Ex-IBM Chair: No Solution Yet Found to Bring Public Blockchains Under EU Privacy Laws
Sam Palmisano — retired IBM chairman and current chairman of United States nonprofit The Center for Global Enterprise — says he doesn’t know of a solution that has been found to make public blockchain networks compatible with European data privacy laws.
Palmisano made his remarks during a joint interview for Bloomberg Markets with David Kappos, partner at U.S. law firm Cravath, Swaine & Moore, which was broadcast on the Bloomberg Technology channel on March 4.
Palmisano and Kappos focused on the interaction between blockchain innovation and the General Data Protection Regulation (GDPR) — a landmark European Union-wide legal framework for personal data privacy, which took effect in May 2018.
Kappos recently co-authored a research paper — in conjunction with multinational law firm Slaughter and May and The Digital Supply Chain Institute — that outlines four guiding principles for establishing GDPR-compliant blockchains.

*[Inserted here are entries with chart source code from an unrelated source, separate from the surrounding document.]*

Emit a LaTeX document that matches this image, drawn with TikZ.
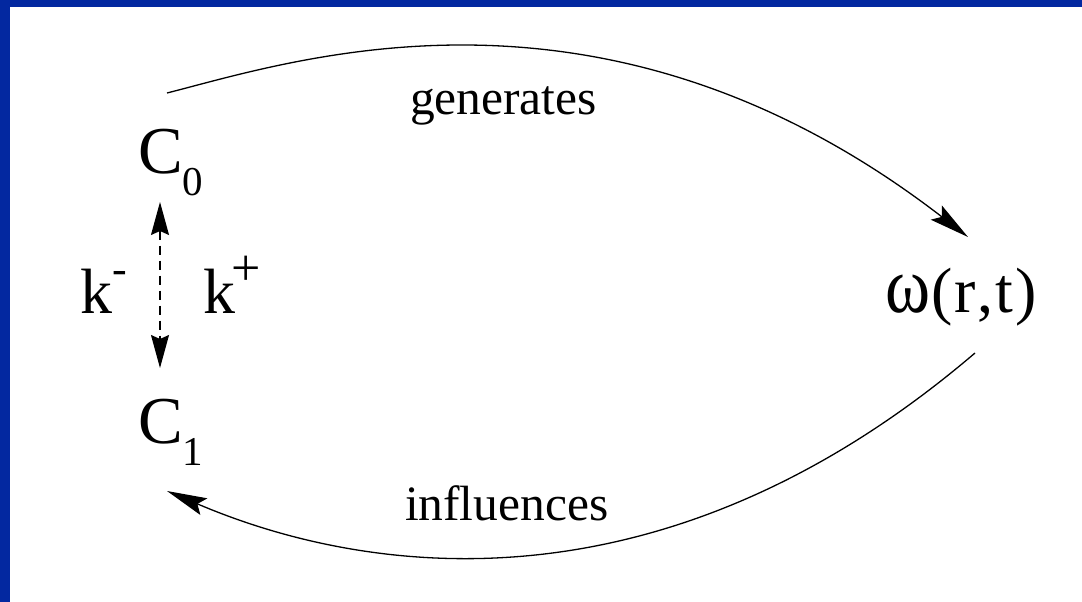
\documentclass[tikz,border=0pt]{standalone}
\usepackage{fontspec}
\setmainfont{Liberation Serif}
\newfontfamily\diagfont{Liberation Serif}
\usetikzlibrary{arrows.meta}
\definecolor{frameblue}{RGB}{3,40,160}
\tikzset{
  lbl/.style={anchor=base west, inner sep=0pt, outer sep=0pt, text=black},
  bigtxt/.style={lbl, font=\diagfont\fontsize{67}{67}\selectfont},
  ktxt/.style={lbl, font=\diagfont\fontsize{64}{64}\selectfont},
  midtxt/.style={lbl, font=\diagfont\fontsize{49.5}{50}\selectfont},
  arc/.style={line width=1.3pt, -{Stealth[length=40pt,width=18pt,inset=7pt]}},
  dasharrow/.style={line width=1.3pt, dash pattern=on 9pt off 6pt,
     {Stealth[length=33pt,width=18pt,inset=4pt]}-{Stealth[length=33pt,width=18pt,inset=4pt]}}
}
\newcommand{\subsc}[1]{\raisebox{-22pt}{\diagfont\fontsize{41}{41}\selectfont #1}}
\begin{document}
\begin{tikzpicture}[x=1pt,y=-1pt]
\useasboundingbox (0,0) rectangle (1082,602);
\fill[white] (0,0) rectangle (1082,602);
\fill[frameblue] (0,0) rectangle (1082,7);
\fill[frameblue] (0,0) rectangle (10,602);

% nodes
\node[bigtxt] (C0) at (138,173) {C\subsc{0}};
\node[bigtxt] (C1) at (138,443) {C\subsc{1}};
\node[ktxt] (km) at (80,313) {k\raisebox{30pt}{\fontsize{44}{44}\selectfont -}};
\node[ktxt] (kp) at (203,313) {k\kern-4pt\raisebox{28pt}{\fontsize{52}{52}\selectfont +}};
\node[ktxt] (om) at (885,312) {\scalebox{1.07}[1.25]{ω}\kern1pt(\kern2pt r\kern2pt,\kern2pt t\kern2pt)};
\node[midtxt] (gen) at (410,114) {generates};
\node[midtxt] (inf) at (405,520) {influences};

% connector end points
\coordinate (g0) at (167,93);
\coordinate (g1) at (968,237);
\coordinate (i0) at (975,353);
\coordinate (i1) at (167,491);
\coordinate (d0) at (160,202);
\coordinate (d1) at (160,368);

\draw[arc] (g0) .. controls (297,60) and (605,-43) .. (g1);
\draw[arc] (i0) .. controls (613,662) and (286,541.5) .. (i1);
\draw[dasharrow] (d0) -- (d1);
\end{tikzpicture}
\end{document}
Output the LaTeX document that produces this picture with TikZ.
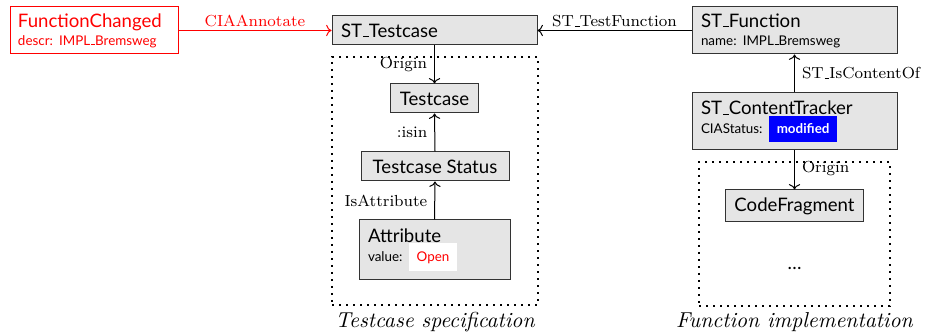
\documentclass[tikz,border=0pt]{standalone}
\usepackage{fontspec}
\setsansfont{Lato}
\usetikzlibrary{arrows.meta}
\definecolor{boxgray}{gray}{0.9}
\definecolor{boxline}{gray}{0.2}
% short underscore drawn as a rule
\newcommand{\us}{\leavevmode\kern.06em\vbox{\hrule width.3em}}
\newcommand{\subline}[1]{{\fontsize{6.7}{8}\selectfont #1}}
\tikzset{
  titlefont/.style={font=\sffamily\frenchspacing\fontsize{9.3}{11}\selectfont},
  classbox/.style={draw=boxline, fill=boxgray, line width=0.5pt, titlefont,
    inner xsep=4.5pt, inner ysep=0pt},
  leftbox/.style={classbox, align=left},
  annotbox/.style={draw=red, fill=white, line width=0.5pt, text=red, align=left,
    titlefont, inner xsep=4pt, inner ysep=0pt},
  group/.style={draw, line width=1pt, dash pattern=on 1pt off 2.5pt},
  rel/.style={->, line width=0.5pt},
  rellabel/.style={font=\fontsize{8}{9}\selectfont, inner sep=1.5pt},
  caption/.style={font=\itshape\fontsize{10.8}{12}\selectfont}
}
\begin{document}
\begin{tikzpicture}[x=0.5pt,y=-0.5pt]
\useasboundingbox (0,0) rectangle (936,335);

% groups
\node[group, minimum width=103pt, minimum height=124pt, inner sep=0pt] (specgroup) at (435,181) {};
\node[group, minimum width=95.5pt, minimum height=72pt, inner sep=0pt] (implgroup) at (794.5,234) {};
\node[caption] (speccap) at (435,322) {Testcase specification};
\node[caption] (implcap) at (794.5,322) {Function implementation};

% annotation
\node[annotbox, minimum width=84pt, minimum height=23.5pt, text width=76pt] (fc) at (94,30.5)
  {FunctionChanged\\[-2pt]\subline{descr: IMPL\us Bremsweg}};

% test side
\node[leftbox, minimum width=102.5pt, minimum height=14.5pt, text width=93.5pt] (tc) at (434.5,30.5) {ST\us Testcase};
\node[classbox, minimum width=43.5pt, minimum height=14.5pt] (tcase) at (434.5,98.5) {Testcase};
\node[classbox, minimum width=74pt, minimum height=14.5pt] (tstat) at (435,166.5) {Testcase Status};
\node[leftbox, minimum width=75.5pt, minimum height=30pt, text width=66.5pt] (attr) at (434.5,250)
  {Attribute\\[-1.5pt]\subline{value: {\fboxsep=4pt\colorbox{white}{\textcolor{red}{Open}}}}};

% function side
\node[leftbox, minimum width=102.5pt, minimum height=23.5pt, text width=93.5pt] (fn) at (794.5,30.5)
  {ST\us Function\\[-2pt]\subline{name: IMPL\us Bremsweg}};
\node[leftbox, minimum width=102.5pt, minimum height=28.5pt, text width=93.5pt] (ct) at (794.5,121.5)
  {ST\us ContentTracker\\[-1.5pt]\subline{CIAStatus: {\fboxsep=4pt\colorbox{blue}{\textcolor{white}{\bfseries modified}}}}};
\node[classbox, minimum width=67.5pt, minimum height=16pt] (cf) at (794.5,206) {CodeFragment};
\node[titlefont] (more) at (794.5,268) {\dots};

% relations
\draw[rel, red] (fc.east) -- node[rellabel, above, text=red] (lannot) {CIAAnnotate} (tc.west);
\draw[rel] (fn.west) -- node[rellabel, above] (ltf) {ST\us TestFunction} (tc.east);
\draw[rel] (ct.north) -- node[rellabel, right, xshift=2pt] (lico) {ST\us IsContentOf} (fn.south);
\draw[rel] (ct.south) -- node[rellabel, right, pos=0.45, xshift=2pt] (lori2) {Origin} (cf.north);
\draw[rel] (tc.south) -- node[rellabel, left, xshift=-2pt] (lori1) {Origin} (tcase.north);
\draw[rel] (tstat.north) -- node[rellabel, left, xshift=-2pt] (lisin) {:isin} (tcase.south);
\draw[rel] (attr.north) -- node[rellabel, left, xshift=-2pt] (lisattr) {IsAttribute} (tstat.south);
\end{tikzpicture}
\end{document}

High-profile GDPR principles such as the right to be forgotten and the other far-reaching requirements the legislation places upon EU firms have sparked debate as to whether blockchain networks — which are notably immutable, and thus do not erase data — can be brought into line with the new framework.
Palmisano, who spent 10 years in his former role as chair of IBM, said that certain private, permissioned blockchains — with adequate governance frameworks in place — can work well under GDPR, and even in some cases help firms with compliance, but that this does not currently hold for public networks. He stated:
“With the public case, it is more complicated because of the nature of the information out there and how it’s being shared [...] I do know of research that’s going on to address the public market, however [...] I don’t know of a solution that’s been found.”
While Palmisano affirmed the importance of a global policy shift toward tackling data protection, Kappos noted that Europe is currently in the lead in terms of legislating for digital privacy and the U.S. has “nothing that is on par with the EU’s muscular GDPR [initiative].”
Flouting GDPR courts the risk of heavy fines, as Kappos emphasized. The use of a governance framework, he noted, can significantly help blockchain users to ensure compliance:
“A network of companies can [...] form a joint venture that describes how they’ll manage data, what they’ll put and won’t put on the blockchain, and how they’ll forget people when they want to be forgotten.”
In November 2018, research conducted by Queen Mary University of London and the University of Cambridge similarly pointed to the prospective compatibility of private blockchains with GDPR.